Kids Don’t Have To Think Reading’s A Chore

by Venomous Kate

To say that my son is a reluctant reader is putting it mildly. I’m not sure when the problem started; he used to adore reading books together, and being read to. Of course, he used to also get away with staying up late by begging me to read his favorite books “Just one more time, Mommy”. Then I’d see him dragging the next morning and realized he needed sleep more than he needed to hear Goodnight, Moon for the umpteenth time.

I guess his dislike of reading really emerged around the time we transitioned from homeschooling to public school in third grade. At that point we were introduced to the Accelerated Reader (AR) program which confused both of us greatly. See, the name makes it sound like kids are challenged to read books on the higher end of their skill level purely for extra credit. In practice, it’s a task they’re assigned over and above homework, with participation in fun classroom activities dependent upon their performance. And how is that performance assessed? By a test, as if kids these days aren’t being tested enough.

So my son, when presented with his quarterly AR goals, balks at them. Most books that capture his interest are a mere 2 or 3 points, while his goal was consistently closer to 20. For those doing the math, that’s one and a half books per week, assuming he scored 100% on the test for each, on top of his homework. Last year, that homework took nearly two hours a night. Needless to say, when faced with the chance to get outside and play once homework was done, or to sit and read for the 30 recommended minutes each evening, he chose playtime. Can’t say I blame him.

One thing I wish? That his teachers knew about the Reading Rainbow video series with its 153 episodes on a variety of themes designed to intrigue kids and point them to books that will capture their interest. Perhaps with some guidance like that, along with the activities and curricula ideas, we wouldn’t have floundered around looking for books that would appeal to him. As it was, we didn’t find any last year, so my son never did make his AR goal.

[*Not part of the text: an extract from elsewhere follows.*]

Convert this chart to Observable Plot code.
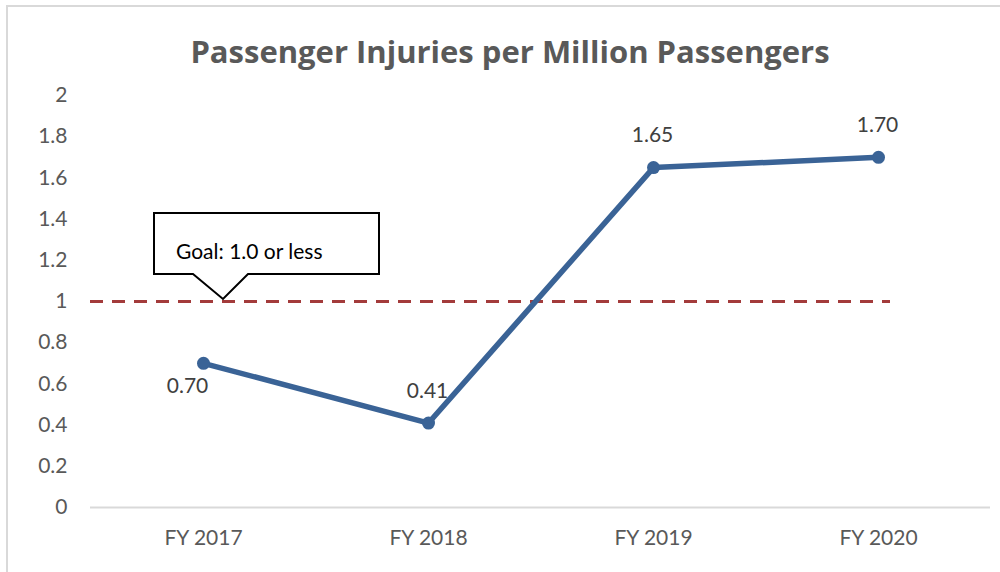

Oddly enough, that doesn’t seem to be a problem this summer. See, I picked up the Lemony Snicket series at a garage sale not long ago. If you’ve ever read one of those books, you’ll know that the back cover warns kids to go pick a different book — any different book — because this one’s probably going to spook the heck out of them. Reverse psychology? Of course. But it’s brilliant, I tell you. My kid’s finished the entire series in the month that school’s been out, and today he announced he’s starting back over at Book One so he can experience them all again.

Now, if only he’ll hurry up with it so I can start reading them, too!

6 Comments to “Kids Don’t Have To Think Reading’s A Chore”

  1. .
    When I was in third grade (while living in Istanbul) I was content reading Donald Duck comics until my parents started reading some of Tom Sawyer to me. Then they did not continue. That was the point when I began reading books without pictures. From then on I mostly read what I wanted, with the exception of silly books required at school. Then, while attending school at Ft.Churchill, Manitoba, I was required to read “British Literature, memorize all the Kings and Queens of England in order and eat my chips with vinegar. All of that served me well later. I became a trained scientist and an avid SiFi reader until my employment required that I review technical documents written by the US Corps of Engineers. Really, Kate, that took all the fun out of it. My readings continue in the sciences from paleobotony to astrophysics.
    Reading is how civilization remembers, debates, and speculates

  2. Reading for work does take the fun out of it, doesn’t it? I think it’s the adult version of AR — once we’re expected to read and remember data from something, it’s no longer a form of entertainment and, instead, just another chore.

    Love that bit about reading is how civilization remembers, etc! Susan Wise Bauer, who wrote The Well-Educated Mind: A Guide to the Classical Education You Never Had, refers to reading as taking part in a Great Conversation for the same reason.

    As someone who manage to get through college with a Lit major — without actually reading the true text of many of the classics, since the Cliff Notes’ version was so much faster to read — I’ve been working my way through some of those books I missed out on. (Again, because reading became a chore, whereas now I’m doing it for the pleasure.)

  3. The Little Guy is reading to his Dad for thirty minutes every night. He started out reading the entire Diary of a Wimpy Kid series, moved on to the entire Chronicles of Narnia, and is now on the Harry Potter series (book three at this point in time.) After that they’ll be on to the The Mysterious Benedict Society books.

    Having The Little Guy read aloud to Dad ensures that the 30 minutes is actually spent reading and gives The Little Guy and Dad special time that is all theirs. We’re keeping the reading up all summer long.

  4. Oooh, I like that idea! VH and the Big-Eyed Boy spend a lot of father-son time together these days — often excluding me because I’m not “one of the boys” — but I bet that would be a great addition to our nightly routine!

  5. And you can get the entire “A Series of Unfortunate Events” read out loud to you!

    Oh, and the “Mysterious Benedict Society” books are very similar to the “A Series of Unfortunate Events” books. Same kind of weird just slightly alternate universe.

  6. Yes, I suppose that’s a possibility, although I do love reading stories to myself.